**Exercise description**
Transcribe every line from the top down to the line with "const thickEnd = [[34, 0.007]];", both ends included, but not the pictures.

**Source material**
+++

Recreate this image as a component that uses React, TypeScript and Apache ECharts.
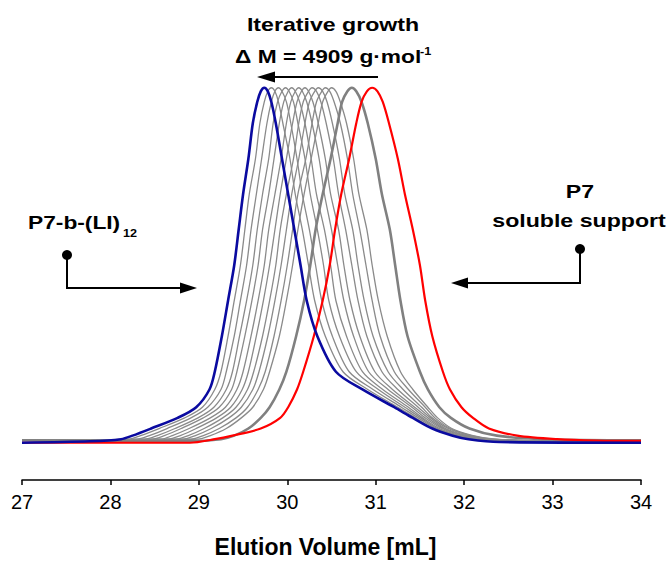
import React, { useEffect, useRef } from "react";
import * as echarts from "echarts";

const LEVELS = [0.01, 0.02, 0.04, 0.07, 0.1, 0.15, 0.2, 0.3, 0.4, 0.5, 0.6, 0.7, 0.8, 0.9, 0.96, 0.99];

const xTicks = [27, 28, 29, 30, 31, 32, 33, 34];

// P7 soluble support (red)
const redStart = [[27, 0.0], [28.9, 0.0]];
const redLeft = [29.18, 29.38, 29.7, 29.92, 30.01, 30.11, 30.18, 30.3, 30.4, 30.48, 30.54, 30.61, 30.7, 30.78, 30.84, 30.9];
const redPeak = 30.96;
const redRight = [31.02, 31.08, 31.15, 31.25, 31.33, 31.42, 31.5, 31.56, 31.64, 31.76, 31.84, 31.97, 32.1, 32.28, 32.6, 33.05];
const redEnd = [[33.5, 0.006], [34, 0.005]];

// first iteration (thick grey)
const thickStart = [[27, 0.007], [28.4, 0.004], [28.9, 0.004]];
const thickLeft = [29.25, 29.4, 29.56, 29.7, 29.8, 29.91, 29.99, 30.1, 30.19, 30.26, 30.32, 30.4, 30.49, 30.57, 30.62, 30.68];
const thickPeak = 30.73;
const thickRight = [30.78, 30.84, 30.91, 31.0, 31.07, 31.16, 31.22, 31.28, 31.36, 31.5, 31.59, 31.72, 31.85, 32.06, 32.37, 32.9];
const thickEnd = [[34, 0.007]];

// intermediate iterations (thin grey)
const thinStart = [[27, 0.007]];
const thinLeft = [
  [28.21, 28.34, 28.55, 28.84, 29.04, 29.18, 29.25, 29.33, 29.4, 29.47, 29.52, 29.57, 29.64, 29.69, 29.74, 29.78],
  [28.3, 28.44, 28.64, 28.91, 29.1, 29.25, 29.31, 29.4, 29.47, 29.54, 29.59, 29.65, 29.71, 29.77, 29.82, 29.86],
  [28.39, 28.53, 28.73, 28.99, 29.17, 29.31, 29.38, 29.46, 29.54, 29.61, 29.66, 29.72, 29.79, 29.84, 29.89, 29.94],
  [28.47, 28.61, 28.8, 29.05, 29.23, 29.37, 29.43, 29.52, 29.6, 29.67, 29.72, 29.79, 29.85, 29.91, 29.96, 30.01],
  [28.57, 28.7, 28.89, 29.13, 29.3, 29.43, 29.5, 29.59, 29.67, 29.74, 29.79, 29.86, 29.93, 29.99, 30.04, 30.09],
  [28.65, 28.79, 28.97, 29.2, 29.36, 29.49, 29.56, 29.65, 29.73, 29.8, 29.86, 29.92, 29.99, 30.06, 30.11, 30.16],
  [28.74, 28.88, 29.06, 29.27, 29.42, 29.55, 29.62, 29.72, 29.8, 29.87, 29.92, 29.99, 30.07, 30.13, 30.18, 30.24],
  [28.82, 28.96, 29.14, 29.34, 29.48, 29.61, 29.68, 29.78, 29.86, 29.93, 29.99, 30.05, 30.13, 30.2, 30.25, 30.31],
  [28.91, 29.05, 29.23, 29.42, 29.55, 29.67, 29.75, 29.85, 29.93, 30.0, 30.06, 30.12, 30.21, 30.28, 30.33, 30.39],
  [28.99, 29.13, 29.31, 29.48, 29.61, 29.73, 29.8, 29.91, 29.99, 30.06, 30.12, 30.19, 30.27, 30.35, 30.4, 30.46],
];
const thinPeaks = [29.82, 29.9, 29.98, 30.05, 30.13, 30.2, 30.28, 30.35, 30.43, 30.5];
const thinRight = [
  [29.86, 29.9, 29.95, 30.03, 30.09, 30.17, 30.24, 30.31, 30.43, 30.63, 30.91, 31.25, 31.45, 31.65, 31.89, 32.08],
  [29.94, 29.99, 30.04, 30.11, 30.17, 30.25, 30.32, 30.39, 30.51, 30.7, 30.97, 31.29, 31.48, 31.68, 31.92, 32.11],
  [30.02, 30.07, 30.12, 30.2, 30.26, 30.34, 30.41, 30.47, 30.59, 30.78, 31.03, 31.33, 31.51, 31.7, 31.94, 32.14],
  [30.09, 30.14, 30.2, 30.27, 30.33, 30.42, 30.49, 30.55, 30.67, 30.85, 31.08, 31.37, 31.53, 31.72, 31.96, 32.17],
  [30.17, 30.22, 30.28, 30.36, 30.42, 30.5, 30.57, 30.64, 30.75, 30.92, 31.14, 31.41, 31.56, 31.75, 31.99, 32.2],
  [30.24, 30.29, 30.35, 30.43, 30.49, 30.58, 30.64, 30.71, 30.82, 30.99, 31.19, 31.44, 31.59, 31.77, 32.01, 32.23],
  [30.33, 30.38, 30.44, 30.52, 30.58, 30.66, 30.73, 30.8, 30.9, 31.07, 31.25, 31.48, 31.62, 31.79, 32.03, 32.26],
  [30.4, 30.45, 30.51, 30.59, 30.65, 30.74, 30.8, 30.87, 30.97, 31.14, 31.31, 31.52, 31.64, 31.82, 32.06, 32.29],
  [30.48, 30.53, 30.6, 30.68, 30.74, 30.82, 30.89, 30.96, 31.05, 31.21, 31.37, 31.56, 31.67, 31.84, 32.08, 32.32],
  [30.55, 30.6, 30.67, 30.75, 30.81, 30.9, 30.96, 31.03, 31.13, 31.28, 31.42, 31.59, 31.7, 31.86, 32.1, 32.35],
];
const thinEnd = [[33.0, 0.005], [34, 0.005]];

// P7-b-(LI)12 (blue)
const blueStart = [[27, 0.0], [27.77, 0.004]];
const blueLeft = [28.12, 28.25, 28.46, 28.76, 28.97, 29.12, 29.18, 29.26, 29.33, 29.4, 29.45, 29.5, 29.56, 29.61, 29.66, 29.7];
const bluePeak = 29.74;
const blueRight = [29.78, 29.82, 29.87, 29.94, 30.01, 30.08, 30.15, 30.22, 30.34, 30.55, 30.85, 31.21, 31.42, 31.64, 31.87, 32.05];
const blueEnd = [[32.4, 0.002], [34, 0.0]];

function buildCurve(start: number[][], left: number[], peak: number, right: number[], end: number[][]) {
  const pts: number[][] = [];
  start.forEach((p) => pts.push(p));
  left.forEach((x, i) => pts.push([x, LEVELS[i]]));
  pts.push([peak, 1]);
  right.forEach((x, i) => pts.push([x, LEVELS[LEVELS.length - 1 - i]]));
  end.forEach((p) => pts.push(p));
  return pts;
}

const FONT = "Liberation Sans, Arial, Helvetica, sans-serif";

export default function App() {
  const ref = useRef<HTMLDivElement>(null);
  useEffect(() => {
    if (!ref.current) return;
    const chart = echarts.init(ref.current, null, { renderer: "svg" });
    const lineBase = { type: "line", showSymbol: false, symbol: "none", smooth: 0.3, clip: false };
    const series: any[] = [];
    thinLeft.forEach((l, k) => {
      series.push({
        ...lineBase,
        name: "LI " + (k + 2),
        data: buildCurve(thinStart, l, thinPeaks[k], thinRight[k], thinEnd),
        lineStyle: { color: "#8a8a8a", width: 1.3 },
        z: 2,
      });
    });
    series.push({
      ...lineBase,
      name: "LI 1",
      data: buildCurve(thickStart, thickLeft, thickPeak, thickRight, thickEnd),
      lineStyle: { color: "#808080", width: 2.6 },
      z: 3,
    });
    series.push({
      ...lineBase,
      name: "P7",
      data: buildCurve(redStart, redLeft, redPeak, redRight, redEnd),
      lineStyle: { color: "#ff0000", width: 2.2 },
      z: 4,
    });
    series.push({
      ...lineBase,
      name: "P7-b-(LI)12",
      data: buildCurve(blueStart, blueLeft, bluePeak, blueRight, blueEnd),
      lineStyle: { color: "#0a0aa0", width: 2.6 },
      z: 5,
    });

    const txt = (x: number, y: number, text: string, size: number, align = "center", sx = 1.25) => ({
      type: "text",
      x,
      y,
      scaleX: sx,
      style: {
        text,
        fontSize: size,
        fontWeight: "bold",
        fontFamily: FONT,
        fill: "#000",
        textAlign: align,
        align,
        textVerticalAlign: "middle",
        verticalAlign: "middle",
      },
    });

    const graphic: any[] = [
      txt(333, 24, "Iterative growth", 18.5),
      txt(235, 56, "Δ M = 4909 g·mol", 18.5, "left", 1.23),
      txt(420, 51, "-1", 11, "left", 1.15),
      { type: "line", shape: { x1: 270, y1: 77, x2: 378, y2: 77 }, style: { stroke: "#000", lineWidth: 2 } },
      { type: "polygon", shape: { points: [[257, 77], [275, 71.5], [275, 82.5]] }, style: { fill: "#000" } },
      txt(28, 222, "P7-b-(LI)", 18.5, "left", 1.23),
      txt(123, 233, "12", 10.5, "left", 1.2),
      { type: "circle", shape: { cx: 67, cy: 255, r: 5 }, style: { fill: "#000" } },
      { type: "polyline", shape: { points: [[67, 255], [67, 288], [185, 288]] }, style: { stroke: "#000", lineWidth: 2, fill: null } },
      { type: "polygon", shape: { points: [[197, 288], [180, 282.5], [180, 293.5]] }, style: { fill: "#000" } },
      txt(580, 191, "P7", 18.5),
      txt(579, 220, "soluble support", 18.5),
      { type: "circle", shape: { cx: 580, cy: 249, r: 5 }, style: { fill: "#000" } },
      { type: "polyline", shape: { points: [[580, 249], [580, 283], [462, 283]] }, style: { stroke: "#000", lineWidth: 2, fill: null } },
      { type: "polygon", shape: { points: [[451, 283], [468, 277.5], [468, 288.5]] }, style: { fill: "#000" } },
    ];

    chart.setOption({
      animation: false,
      grid: { left: 22, right: 29, top: 70, bottom: 76, containLabel: false },
      xAxis: {
        type: "value",
        min: 27,
        max: 34,
        interval: 1,
        data: xTicks,
        name: "Elution Volume [mL]",
        nameLocation: "middle",
        nameGap: 55,
        nameTextStyle: { fontFamily: FONT, fontWeight: "bold", fontSize: 23, color: "#000", padding: [0, 12, 0, 0] },
        axisLine: { onZero: false, lineStyle: { color: "#000", width: 1.5 } },
        axisTick: { show: true, inside: false, length: 5, lineStyle: { color: "#000", width: 1.5 } },
        axisLabel: { fontFamily: FONT, fontSize: 20, color: "#000", margin: 12 },
        splitLine: { show: false },
      },
      yAxis: {
        type: "value",
        min: -0.105,
        max: 1.05,
        show: false,
        splitLine: { show: false },
      },
      series,
      graphic,
    });
    return () => chart.dispose();
  }, []);
  return <div ref={ref} style={{ position: "absolute", left: 0, top: 0, width: 670, height: 563 }} />;
}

+++

**Finished exercise**
Recreate this image as a component that uses React, TypeScript and Apache ECharts.
import React, { useEffect, useRef } from "react";
import * as echarts from "echarts";

const LEVELS = [0.01, 0.02, 0.04, 0.07, 0.1, 0.15, 0.2, 0.3, 0.4, 0.5, 0.6, 0.7, 0.8, 0.9, 0.96, 0.99];

const xTicks = [27, 28, 29, 30, 31, 32, 33, 34];

// P7 soluble support (red)
const redStart = [[27, 0.0], [28.9, 0.0]];
const redLeft = [29.18, 29.38, 29.7, 29.92, 30.01, 30.11, 30.18, 30.3, 30.4, 30.48, 30.54, 30.61, 30.7, 30.78, 30.84, 30.9];
const redPeak = 30.96;
const redRight = [31.02, 31.08, 31.15, 31.25, 31.33, 31.42, 31.5, 31.56, 31.64, 31.76, 31.84, 31.97, 32.1, 32.28, 32.6, 33.05];
const redEnd = [[33.5, 0.006], [34, 0.005]];

// first iteration (thick grey)
const thickStart = [[27, 0.007], [28.4, 0.004], [28.9, 0.004]];
const thickLeft = [29.25, 29.4, 29.56, 29.7, 29.8, 29.91, 29.99, 30.1, 30.19, 30.26, 30.32, 30.4, 30.49, 30.57, 30.62, 30.68];
const thickPeak = 30.73;
const thickRight = [30.78, 30.84, 30.91, 31.0, 31.07, 31.16, 31.22, 31.28, 31.36, 31.5, 31.59, 31.72, 31.85, 32.06, 32.37, 32.9];
const thickEnd = [[34, 0.007]];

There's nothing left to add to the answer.